Ekrana esir etmeyin!

Büyükten küçüğe herkesin elinde olan tabletler gereğinden fazla kullanıldığında çocukların zihinsel gelişimini olumsuz yönde etkiliyor.
Ekrana esir etmeyin!

Anne ve babalara, ‘çocuklara yemek yedirmenin en kolay yolu nedir?’ diye sorsak büyük ihtimalle hepsinin cevabı: ‘video izlerken yemek yedirmek’ olur. Bu belki o an işleri kolaylaştırıyor ama uzamanlar bu durumun ileride ciddi sorunlara yol açabileceğini söylüyor. Anneler, bebeklerine yemek yedirebilmek için her yolu deniyor. Onların başında da tablet ya da cep telefonunda görüntü izletmek geliyor.

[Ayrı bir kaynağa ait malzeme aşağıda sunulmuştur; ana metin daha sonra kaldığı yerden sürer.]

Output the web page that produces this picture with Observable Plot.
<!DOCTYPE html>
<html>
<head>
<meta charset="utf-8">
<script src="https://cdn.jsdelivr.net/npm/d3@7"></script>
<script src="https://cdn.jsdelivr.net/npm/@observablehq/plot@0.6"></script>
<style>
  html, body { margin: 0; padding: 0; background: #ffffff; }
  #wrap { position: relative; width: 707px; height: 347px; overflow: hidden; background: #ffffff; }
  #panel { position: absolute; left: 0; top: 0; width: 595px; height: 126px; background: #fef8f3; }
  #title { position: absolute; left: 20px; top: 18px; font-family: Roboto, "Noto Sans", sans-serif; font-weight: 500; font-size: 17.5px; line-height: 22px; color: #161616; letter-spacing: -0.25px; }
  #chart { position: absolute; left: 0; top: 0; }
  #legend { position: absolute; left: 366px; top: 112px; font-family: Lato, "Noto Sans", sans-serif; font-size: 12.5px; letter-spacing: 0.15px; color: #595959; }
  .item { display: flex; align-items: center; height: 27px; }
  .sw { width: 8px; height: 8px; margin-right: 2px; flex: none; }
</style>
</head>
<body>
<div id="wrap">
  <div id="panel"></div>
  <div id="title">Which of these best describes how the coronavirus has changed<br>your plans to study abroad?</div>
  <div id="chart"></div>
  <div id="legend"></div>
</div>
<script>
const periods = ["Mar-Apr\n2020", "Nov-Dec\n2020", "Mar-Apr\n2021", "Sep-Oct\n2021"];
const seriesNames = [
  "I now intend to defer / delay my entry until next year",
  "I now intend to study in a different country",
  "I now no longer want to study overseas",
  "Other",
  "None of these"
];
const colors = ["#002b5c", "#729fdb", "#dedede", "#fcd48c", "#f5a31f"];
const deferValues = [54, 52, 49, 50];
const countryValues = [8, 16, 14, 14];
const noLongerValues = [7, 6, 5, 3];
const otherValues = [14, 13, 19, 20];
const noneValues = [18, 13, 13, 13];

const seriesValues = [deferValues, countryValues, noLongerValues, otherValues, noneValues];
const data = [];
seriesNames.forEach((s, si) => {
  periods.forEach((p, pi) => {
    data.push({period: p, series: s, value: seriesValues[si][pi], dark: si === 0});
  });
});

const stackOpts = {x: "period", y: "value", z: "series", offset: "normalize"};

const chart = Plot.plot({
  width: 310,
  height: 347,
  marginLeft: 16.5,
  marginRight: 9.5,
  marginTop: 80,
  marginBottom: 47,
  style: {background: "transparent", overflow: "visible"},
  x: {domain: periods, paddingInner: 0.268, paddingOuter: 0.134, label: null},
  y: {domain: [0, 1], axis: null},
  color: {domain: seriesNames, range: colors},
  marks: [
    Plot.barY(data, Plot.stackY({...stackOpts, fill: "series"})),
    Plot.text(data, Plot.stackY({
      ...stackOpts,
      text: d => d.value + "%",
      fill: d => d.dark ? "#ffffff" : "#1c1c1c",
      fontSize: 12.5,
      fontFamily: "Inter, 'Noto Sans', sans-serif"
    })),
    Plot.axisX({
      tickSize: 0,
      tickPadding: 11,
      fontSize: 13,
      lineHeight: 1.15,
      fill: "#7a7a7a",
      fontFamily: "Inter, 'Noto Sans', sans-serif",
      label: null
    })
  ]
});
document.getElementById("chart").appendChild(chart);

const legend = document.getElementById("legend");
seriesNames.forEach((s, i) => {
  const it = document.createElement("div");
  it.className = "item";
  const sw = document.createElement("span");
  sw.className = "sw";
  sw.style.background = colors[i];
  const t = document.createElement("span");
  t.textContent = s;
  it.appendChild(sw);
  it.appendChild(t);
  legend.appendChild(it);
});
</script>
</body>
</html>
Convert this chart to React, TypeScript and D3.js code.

Uzmanlar her defasında bunun yanlış olduğunu hatırlatıyor ama sonuç genelde değişmiyor.  Yemek yemenin sadece mideyi doyurmak anlamına gelmediğini söyleyen Medicana Hastanesi Çocuk Sağlığı ve Hastalıkları Uzmanı Dr. Nesibe Koç Aydoğdu, ”Günümüzde çocuklar televizyon karşısında ya da ellerinde telefonlarla, tabletlerle yemek yiyorlar. Bu şekilde yemek yiyen çocuklar ne doyduğunu anlıyor, ne de yediğini” dedi. Annelerin çocuklarına yemek yedirirken tek amaçlarının çocuklarını doyurmak olmaması gerektiğine dikkat çeken Uzman Dr. Nesibe Aydoğdu, “Tabletle ya da telefonla video izleterek yemek yedirmek çocuğun aynı zamanda fiziksel gelişimi, motor becerilerinin gelişimi, duygusal gelişimi gibi birçok alanı da etkiliyor. Bu şekilde yedirdiğimiz zaman çocuk açlığını hissetmiyor. O açlık hissini nasıl giderdiğini fark etmiyor” ifadelerini kullandı.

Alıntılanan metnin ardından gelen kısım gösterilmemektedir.